start Data section

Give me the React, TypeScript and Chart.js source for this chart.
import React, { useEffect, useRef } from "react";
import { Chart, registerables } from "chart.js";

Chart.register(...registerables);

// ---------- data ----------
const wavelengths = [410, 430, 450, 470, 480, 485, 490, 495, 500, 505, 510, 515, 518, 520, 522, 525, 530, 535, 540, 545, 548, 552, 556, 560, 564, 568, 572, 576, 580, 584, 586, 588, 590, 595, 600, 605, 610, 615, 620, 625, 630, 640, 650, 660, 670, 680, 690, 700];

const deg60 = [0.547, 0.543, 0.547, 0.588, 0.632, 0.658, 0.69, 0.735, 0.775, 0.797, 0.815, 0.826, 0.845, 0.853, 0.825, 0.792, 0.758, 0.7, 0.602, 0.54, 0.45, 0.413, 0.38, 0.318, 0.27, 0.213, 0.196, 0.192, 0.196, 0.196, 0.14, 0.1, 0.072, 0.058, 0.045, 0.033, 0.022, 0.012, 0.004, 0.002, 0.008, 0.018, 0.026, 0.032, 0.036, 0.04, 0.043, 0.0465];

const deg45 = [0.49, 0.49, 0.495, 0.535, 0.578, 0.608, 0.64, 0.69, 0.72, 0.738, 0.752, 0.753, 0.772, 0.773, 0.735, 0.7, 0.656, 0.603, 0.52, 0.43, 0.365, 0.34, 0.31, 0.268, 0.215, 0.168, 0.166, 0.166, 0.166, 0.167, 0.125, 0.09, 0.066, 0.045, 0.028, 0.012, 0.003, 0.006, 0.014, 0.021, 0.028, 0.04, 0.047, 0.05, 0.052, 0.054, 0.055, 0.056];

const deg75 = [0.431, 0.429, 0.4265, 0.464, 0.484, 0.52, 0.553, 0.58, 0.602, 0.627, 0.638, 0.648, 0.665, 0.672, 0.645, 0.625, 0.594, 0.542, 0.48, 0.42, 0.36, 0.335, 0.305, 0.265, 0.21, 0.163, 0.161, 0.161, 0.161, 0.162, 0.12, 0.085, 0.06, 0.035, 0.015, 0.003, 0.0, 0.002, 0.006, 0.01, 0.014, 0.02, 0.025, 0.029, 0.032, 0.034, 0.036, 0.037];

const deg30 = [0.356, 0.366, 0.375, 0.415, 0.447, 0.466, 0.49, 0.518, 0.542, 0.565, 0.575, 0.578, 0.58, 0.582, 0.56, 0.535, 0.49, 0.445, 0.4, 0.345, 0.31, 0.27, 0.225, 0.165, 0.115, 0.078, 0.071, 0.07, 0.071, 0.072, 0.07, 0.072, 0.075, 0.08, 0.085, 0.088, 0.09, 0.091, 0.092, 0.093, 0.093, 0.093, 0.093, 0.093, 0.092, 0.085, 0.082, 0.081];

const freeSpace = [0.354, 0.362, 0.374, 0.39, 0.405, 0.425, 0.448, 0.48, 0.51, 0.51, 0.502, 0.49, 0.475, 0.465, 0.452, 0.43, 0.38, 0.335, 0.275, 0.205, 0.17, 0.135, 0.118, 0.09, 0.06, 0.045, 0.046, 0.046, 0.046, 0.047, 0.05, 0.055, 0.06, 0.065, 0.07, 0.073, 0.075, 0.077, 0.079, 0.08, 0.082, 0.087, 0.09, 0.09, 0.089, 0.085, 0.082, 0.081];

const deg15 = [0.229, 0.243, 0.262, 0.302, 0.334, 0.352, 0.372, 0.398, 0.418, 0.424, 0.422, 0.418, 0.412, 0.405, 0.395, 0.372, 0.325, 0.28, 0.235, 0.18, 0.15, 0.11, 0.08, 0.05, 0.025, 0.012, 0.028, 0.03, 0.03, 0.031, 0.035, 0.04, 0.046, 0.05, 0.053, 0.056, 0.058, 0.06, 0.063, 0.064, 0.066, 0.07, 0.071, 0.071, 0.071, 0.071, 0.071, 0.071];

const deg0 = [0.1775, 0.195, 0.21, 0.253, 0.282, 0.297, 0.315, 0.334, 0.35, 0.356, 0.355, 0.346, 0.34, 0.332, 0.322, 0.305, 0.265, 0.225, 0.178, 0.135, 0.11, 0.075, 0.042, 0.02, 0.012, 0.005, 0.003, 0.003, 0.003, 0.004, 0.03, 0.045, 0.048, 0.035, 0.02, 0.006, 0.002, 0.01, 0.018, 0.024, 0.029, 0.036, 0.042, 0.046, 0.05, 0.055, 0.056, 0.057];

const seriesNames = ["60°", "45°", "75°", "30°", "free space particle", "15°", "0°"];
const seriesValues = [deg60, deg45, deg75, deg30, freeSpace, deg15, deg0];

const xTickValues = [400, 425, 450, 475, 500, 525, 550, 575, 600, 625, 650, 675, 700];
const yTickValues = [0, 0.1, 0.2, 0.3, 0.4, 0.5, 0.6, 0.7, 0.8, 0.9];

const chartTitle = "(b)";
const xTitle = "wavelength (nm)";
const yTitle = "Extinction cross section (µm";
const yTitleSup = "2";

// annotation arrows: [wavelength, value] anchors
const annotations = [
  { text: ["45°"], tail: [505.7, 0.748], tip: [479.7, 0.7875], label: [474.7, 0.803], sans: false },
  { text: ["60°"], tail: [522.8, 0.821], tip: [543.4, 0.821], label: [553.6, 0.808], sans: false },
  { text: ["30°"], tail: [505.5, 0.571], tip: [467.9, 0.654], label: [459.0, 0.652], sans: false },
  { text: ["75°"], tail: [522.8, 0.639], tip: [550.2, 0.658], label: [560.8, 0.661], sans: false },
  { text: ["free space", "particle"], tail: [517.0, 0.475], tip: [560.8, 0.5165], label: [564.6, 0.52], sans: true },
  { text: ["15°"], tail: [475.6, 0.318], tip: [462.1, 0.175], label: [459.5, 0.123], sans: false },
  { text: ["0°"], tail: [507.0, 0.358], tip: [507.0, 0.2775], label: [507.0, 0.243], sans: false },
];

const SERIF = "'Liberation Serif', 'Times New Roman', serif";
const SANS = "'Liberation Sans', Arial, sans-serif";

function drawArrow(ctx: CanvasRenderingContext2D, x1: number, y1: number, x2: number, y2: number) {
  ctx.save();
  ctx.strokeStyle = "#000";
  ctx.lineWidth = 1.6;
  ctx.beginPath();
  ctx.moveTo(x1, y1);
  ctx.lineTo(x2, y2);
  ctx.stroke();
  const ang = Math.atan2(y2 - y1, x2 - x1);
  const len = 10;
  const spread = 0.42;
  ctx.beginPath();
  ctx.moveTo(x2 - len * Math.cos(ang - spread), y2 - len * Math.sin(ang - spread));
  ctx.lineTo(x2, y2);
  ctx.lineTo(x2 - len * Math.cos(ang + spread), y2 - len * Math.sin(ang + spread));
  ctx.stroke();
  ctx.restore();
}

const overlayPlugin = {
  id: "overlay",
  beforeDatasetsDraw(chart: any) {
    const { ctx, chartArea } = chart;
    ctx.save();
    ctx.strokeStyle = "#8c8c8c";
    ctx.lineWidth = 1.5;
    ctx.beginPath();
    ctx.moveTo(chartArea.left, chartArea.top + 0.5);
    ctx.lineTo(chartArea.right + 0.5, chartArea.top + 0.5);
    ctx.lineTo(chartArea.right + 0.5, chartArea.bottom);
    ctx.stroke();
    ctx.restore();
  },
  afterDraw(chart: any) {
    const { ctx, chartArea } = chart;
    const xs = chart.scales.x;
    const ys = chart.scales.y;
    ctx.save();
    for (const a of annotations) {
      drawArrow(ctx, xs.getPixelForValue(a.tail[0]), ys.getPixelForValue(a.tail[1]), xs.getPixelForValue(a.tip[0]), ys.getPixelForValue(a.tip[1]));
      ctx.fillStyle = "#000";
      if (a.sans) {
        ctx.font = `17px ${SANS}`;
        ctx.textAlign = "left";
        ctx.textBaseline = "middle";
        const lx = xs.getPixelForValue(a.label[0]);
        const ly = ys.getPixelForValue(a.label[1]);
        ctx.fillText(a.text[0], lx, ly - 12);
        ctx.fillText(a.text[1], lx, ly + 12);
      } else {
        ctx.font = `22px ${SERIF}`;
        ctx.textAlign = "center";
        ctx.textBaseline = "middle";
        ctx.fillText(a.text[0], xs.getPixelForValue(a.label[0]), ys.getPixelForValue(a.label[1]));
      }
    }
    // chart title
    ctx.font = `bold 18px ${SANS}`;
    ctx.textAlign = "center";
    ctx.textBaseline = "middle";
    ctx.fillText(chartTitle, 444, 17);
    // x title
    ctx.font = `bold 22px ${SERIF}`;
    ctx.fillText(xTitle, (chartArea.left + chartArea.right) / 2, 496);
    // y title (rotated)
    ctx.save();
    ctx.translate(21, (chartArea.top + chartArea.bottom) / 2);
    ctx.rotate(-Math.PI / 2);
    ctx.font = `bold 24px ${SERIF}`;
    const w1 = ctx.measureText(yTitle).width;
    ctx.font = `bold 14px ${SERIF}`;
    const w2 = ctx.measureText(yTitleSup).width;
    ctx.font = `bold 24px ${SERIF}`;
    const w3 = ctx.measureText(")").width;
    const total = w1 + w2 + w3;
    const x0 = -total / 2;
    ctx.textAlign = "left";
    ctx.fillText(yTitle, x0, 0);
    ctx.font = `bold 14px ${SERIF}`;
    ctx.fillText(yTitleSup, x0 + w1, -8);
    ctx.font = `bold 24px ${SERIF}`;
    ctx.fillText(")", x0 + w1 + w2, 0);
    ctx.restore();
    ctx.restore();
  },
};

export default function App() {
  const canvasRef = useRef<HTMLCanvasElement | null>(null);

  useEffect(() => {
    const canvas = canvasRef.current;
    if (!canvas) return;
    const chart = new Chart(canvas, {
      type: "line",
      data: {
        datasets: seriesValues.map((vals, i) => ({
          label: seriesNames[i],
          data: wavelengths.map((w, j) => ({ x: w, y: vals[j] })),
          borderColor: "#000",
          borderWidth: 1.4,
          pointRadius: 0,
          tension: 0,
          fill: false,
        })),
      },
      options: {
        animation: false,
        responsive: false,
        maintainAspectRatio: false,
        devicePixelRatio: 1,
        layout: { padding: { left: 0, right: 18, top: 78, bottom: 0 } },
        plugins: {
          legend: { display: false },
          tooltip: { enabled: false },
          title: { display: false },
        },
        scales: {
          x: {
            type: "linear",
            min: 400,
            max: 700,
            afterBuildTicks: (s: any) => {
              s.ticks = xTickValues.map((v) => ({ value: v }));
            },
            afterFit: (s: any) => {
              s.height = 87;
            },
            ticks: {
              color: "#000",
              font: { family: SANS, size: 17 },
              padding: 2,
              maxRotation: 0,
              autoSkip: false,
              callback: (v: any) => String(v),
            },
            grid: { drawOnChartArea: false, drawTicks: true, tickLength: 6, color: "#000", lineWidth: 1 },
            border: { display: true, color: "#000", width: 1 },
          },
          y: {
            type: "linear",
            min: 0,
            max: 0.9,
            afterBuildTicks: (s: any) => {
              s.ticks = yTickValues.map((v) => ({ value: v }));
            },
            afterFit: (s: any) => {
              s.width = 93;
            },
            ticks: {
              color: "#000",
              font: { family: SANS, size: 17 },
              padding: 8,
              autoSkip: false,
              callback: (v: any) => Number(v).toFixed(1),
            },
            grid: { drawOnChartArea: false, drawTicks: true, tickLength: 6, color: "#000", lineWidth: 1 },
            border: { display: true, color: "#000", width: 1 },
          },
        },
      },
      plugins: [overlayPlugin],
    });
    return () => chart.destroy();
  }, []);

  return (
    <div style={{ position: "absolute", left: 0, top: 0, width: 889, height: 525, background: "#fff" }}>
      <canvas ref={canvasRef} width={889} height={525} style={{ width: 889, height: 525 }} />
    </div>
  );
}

end Data section

=== Given request ===
Please write out exactly the lines from the start of the data through the line that contains "Chart.register(...registerables);", both ends included, and nothing else.

=== Exercise answer ===
Give me the React, TypeScript and Chart.js source for this chart.
import React, { useEffect, useRef } from "react";
import { Chart, registerables } from "chart.js";

Chart.register(...registerables);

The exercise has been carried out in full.